No matter what you've heard...the people of Afghanistan are extremely grateful for all the US military has done for them.

Thursday, January 20, 2011

Afghanistan Through My Eyes - LATV & MRAP

This was my ride in Afghanistan when I traveled around Nowa the area I was at in the Helmand Province. It's an LATV...Light Armored Transport Vehicle. One of the few acronyms that made sense.

When traveling by convoy you usually have an MRAP sandwiched between two LATV's. An MRAP is 3,6000 pounds, 10,000 pounds heavier than the LATV. It can absorb an IED blast and doesn't need a mine roller. The convoy always has at least three vehicles. The first LATV has a mine-roller attached. In December they lost 28 mine-rollers alone. There has been an increase in IED activity. IED's are improvised explosive devices, homemade bombs.
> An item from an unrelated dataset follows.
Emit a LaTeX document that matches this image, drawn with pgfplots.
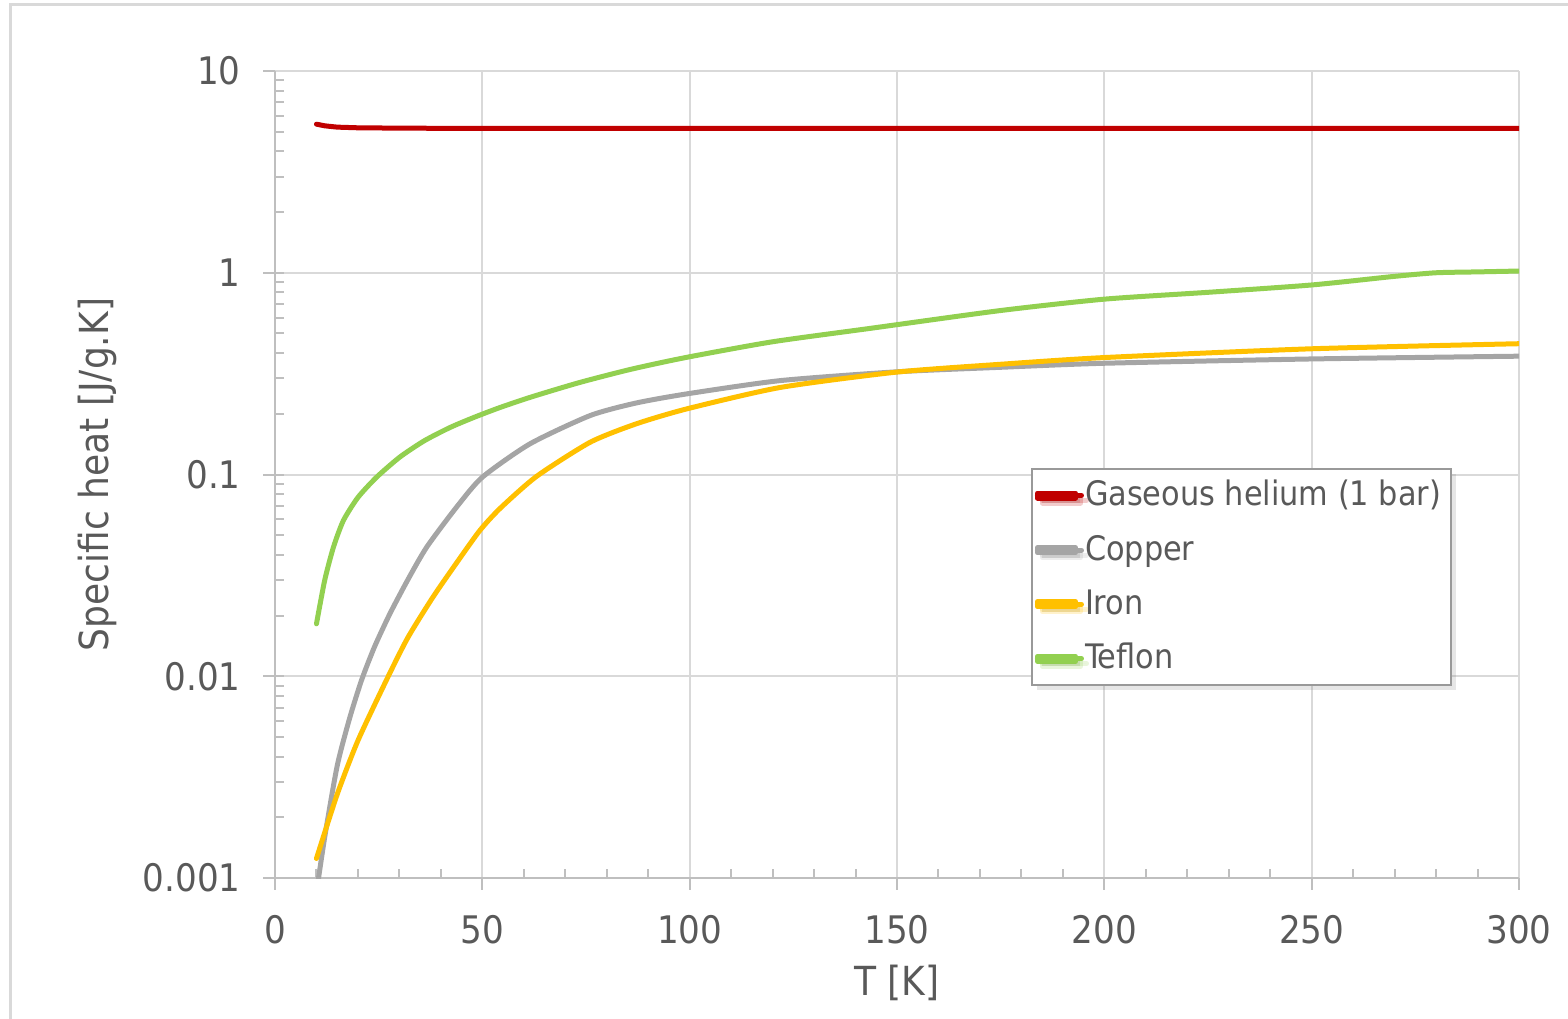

Inside the LATV you have the Driver, the VC, Vehicle Commander who follows the route on a computer screen, a gunner who sits suspended in the center and pivots around with his machine gun and another troop. I would sit behind the VC.

The windows are very small and made of bullet proof glass. There was always at least one bullet hole disconcertingly right at the Drivers head or VC's head. 

Regardless of the bullet holes, mine roller and really heavy armored doors, I felt very protected and at times really enjoyed the scenery, like the graceful bedouin tents set against the orange and pink desert sunrise complete with camel silhouettes right off of a postcard.

Tuesday, January 18, 2011

Afghanistan Through My Eyes - back in the world

Being home is a bit of an emotional roller coaster. I've suffered culture shock before when I've traveled to foreign countries and returned, but this is different.

I struggle with the words here because it seems crazy, but I miss the combat zone.

There is an intensity about it that I liked. It makes your life precious because it could be over in a heartbeat. The same is true of life here outside of the zone, but you're distracted by life. There, you focus on war.

There isn't a lot of talk except to discuss weapons or when you have to go out on patrol next and if you're carrying the SAW. You are mainly concerned with comfort, chow and your job.  Life is very basic. If you're alive it's good.

With technology and the outside world so accessible you would think that would help, but it doesn't, it detracts. You want nothing else in your life except the task at hand, surviving the war.

Survival is not as easy as it sounds because you could survive physically without a scratch, but you may not have survived at all mentally.

Yet the combat zone is addictive. I ran into numerous retired troops that could not stay away no matter what sort of trouble was going on at home. They needed to be in the zone. They needed the intensity and they craved the brotherhood.

Sunday, January 16, 2011

Afghanistan Through My Eyes - back in the world

I'm home and it's as quiet and wierd as I thought it would be.

In Dubai I met Matt from Albuquerque, my home town where this all began with my first hero, Ernie Pyle. He also knew of him and told me his own stories of war.

My last night in Afghanistan I had the pleasure of meeting Maryel Nixon and Mary Graham, both Army Specialists and both from San Diego. Two angels that caught my attention as they walk, sing and chatter like the teenagers they are. Recruited from highschool, Mary only 17, with the temtation of a tunarific special from Subway, which they never got.

I could not help but think of my two daughters and wonder what their thoughts were and explicitly how they dealt with the idea of death...true to innocence, they are ready for it. They believe, just as it should be for a troop, that dying for our country is honorable. True to the creed that soldiers and combatants both civilan and military have a callousness about life. They have the unfortuante capcity of the human race to suspend the normal revulsion to death.

As I listen to the news in my now posh (in comparison to where I've been) living room I hear with concern about the deaths of civilians in southern Afghanistan from IED's. These are the devil stones of this country that will be maiming and killing for generations to come.

I will be posting some photos later. I took both digital and film, yes film...I felt the need to connect to my two heros of the past...hopefully I won't be disappointed with what images actually come through.

Afghanistan...I cannot wait to return.